Entries with chart source code
:::
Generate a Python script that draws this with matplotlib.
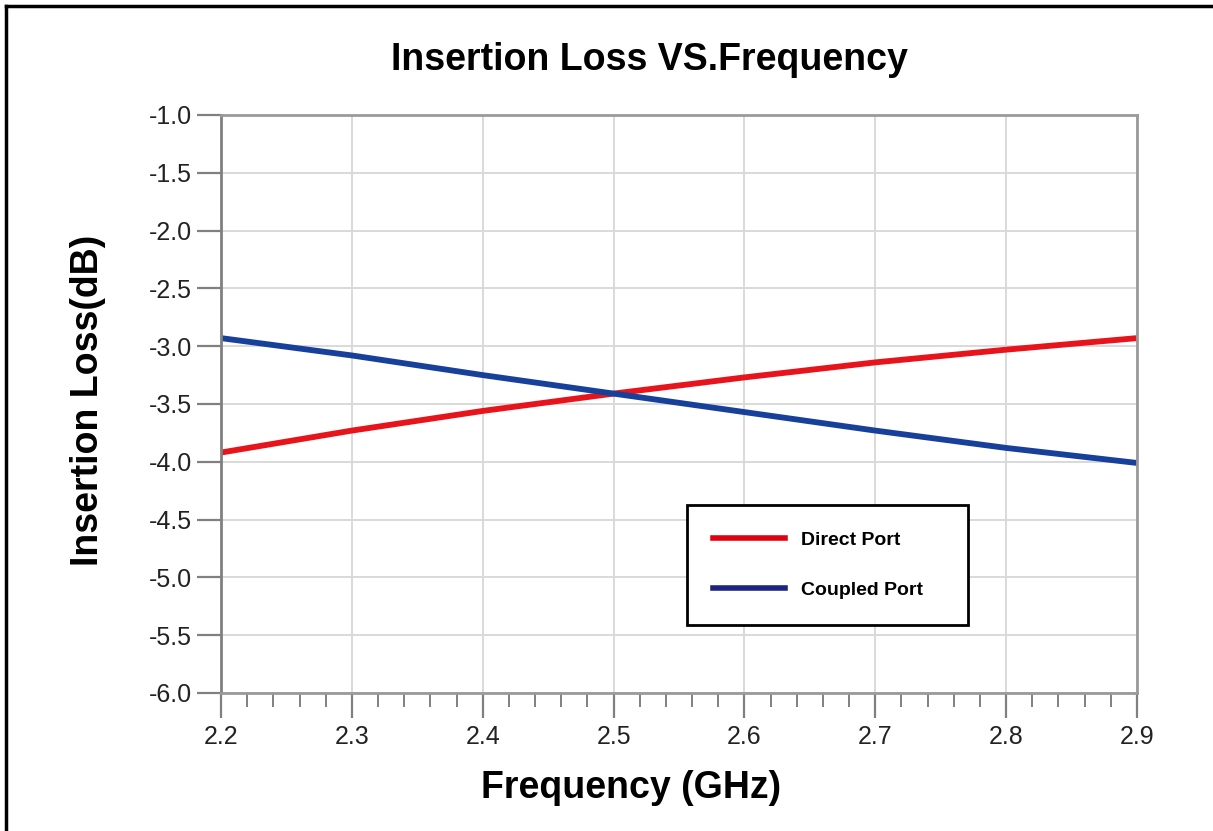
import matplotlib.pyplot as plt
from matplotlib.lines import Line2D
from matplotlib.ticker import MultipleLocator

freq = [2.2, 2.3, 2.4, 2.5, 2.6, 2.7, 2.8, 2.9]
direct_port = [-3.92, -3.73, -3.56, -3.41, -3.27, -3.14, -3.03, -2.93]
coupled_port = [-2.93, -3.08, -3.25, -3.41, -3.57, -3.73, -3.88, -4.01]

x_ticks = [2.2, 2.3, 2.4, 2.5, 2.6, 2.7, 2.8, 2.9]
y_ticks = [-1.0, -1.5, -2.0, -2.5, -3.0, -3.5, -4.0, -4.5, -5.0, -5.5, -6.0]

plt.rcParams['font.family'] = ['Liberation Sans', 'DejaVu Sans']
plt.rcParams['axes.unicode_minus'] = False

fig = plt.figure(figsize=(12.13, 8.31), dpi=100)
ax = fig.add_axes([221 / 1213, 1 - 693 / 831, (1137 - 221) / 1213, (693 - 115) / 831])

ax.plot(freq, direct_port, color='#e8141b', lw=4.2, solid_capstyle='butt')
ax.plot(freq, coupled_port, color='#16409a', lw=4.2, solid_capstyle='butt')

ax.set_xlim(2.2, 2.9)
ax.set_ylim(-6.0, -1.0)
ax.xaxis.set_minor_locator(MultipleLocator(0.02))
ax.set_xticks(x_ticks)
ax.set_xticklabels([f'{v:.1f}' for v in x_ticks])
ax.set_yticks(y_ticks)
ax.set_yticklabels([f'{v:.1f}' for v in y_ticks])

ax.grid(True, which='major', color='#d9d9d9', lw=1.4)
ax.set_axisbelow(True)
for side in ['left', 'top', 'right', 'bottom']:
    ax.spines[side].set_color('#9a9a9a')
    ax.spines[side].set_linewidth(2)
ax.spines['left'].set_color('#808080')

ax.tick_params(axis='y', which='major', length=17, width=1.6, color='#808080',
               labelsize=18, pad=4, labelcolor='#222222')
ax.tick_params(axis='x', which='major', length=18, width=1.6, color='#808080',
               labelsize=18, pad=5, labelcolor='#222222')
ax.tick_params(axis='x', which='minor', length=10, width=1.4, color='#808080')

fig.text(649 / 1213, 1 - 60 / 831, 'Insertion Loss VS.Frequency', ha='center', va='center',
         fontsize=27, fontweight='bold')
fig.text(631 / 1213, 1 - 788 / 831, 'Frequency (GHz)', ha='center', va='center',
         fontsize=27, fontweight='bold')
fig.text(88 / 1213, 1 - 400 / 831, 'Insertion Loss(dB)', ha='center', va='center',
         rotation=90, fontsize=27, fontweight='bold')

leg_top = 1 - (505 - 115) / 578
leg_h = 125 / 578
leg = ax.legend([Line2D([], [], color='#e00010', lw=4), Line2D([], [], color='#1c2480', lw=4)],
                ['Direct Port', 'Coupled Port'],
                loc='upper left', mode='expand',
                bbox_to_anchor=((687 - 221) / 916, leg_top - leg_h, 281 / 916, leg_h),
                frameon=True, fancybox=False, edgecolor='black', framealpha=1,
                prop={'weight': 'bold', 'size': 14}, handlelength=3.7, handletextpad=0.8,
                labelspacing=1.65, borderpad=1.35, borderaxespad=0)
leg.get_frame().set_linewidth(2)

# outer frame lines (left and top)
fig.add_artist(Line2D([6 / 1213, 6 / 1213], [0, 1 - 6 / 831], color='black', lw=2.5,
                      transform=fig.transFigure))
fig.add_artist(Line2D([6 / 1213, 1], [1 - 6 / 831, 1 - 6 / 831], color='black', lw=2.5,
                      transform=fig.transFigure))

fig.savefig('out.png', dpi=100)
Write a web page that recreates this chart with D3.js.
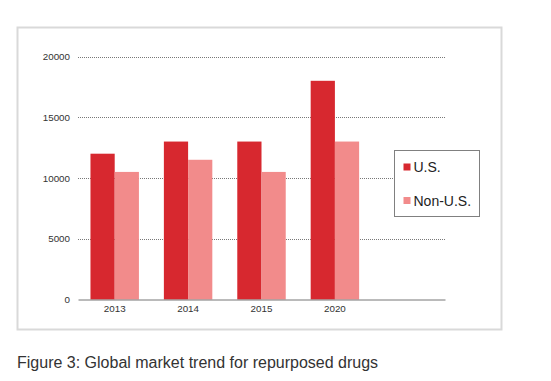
:::
### TASK TO COMPLETE
Scan the listing above. Collect all lines with the word "this".

### ANSWER
Generate a Python script that draws this with matplotlib.
Write a web page that recreates this chart with D3.js.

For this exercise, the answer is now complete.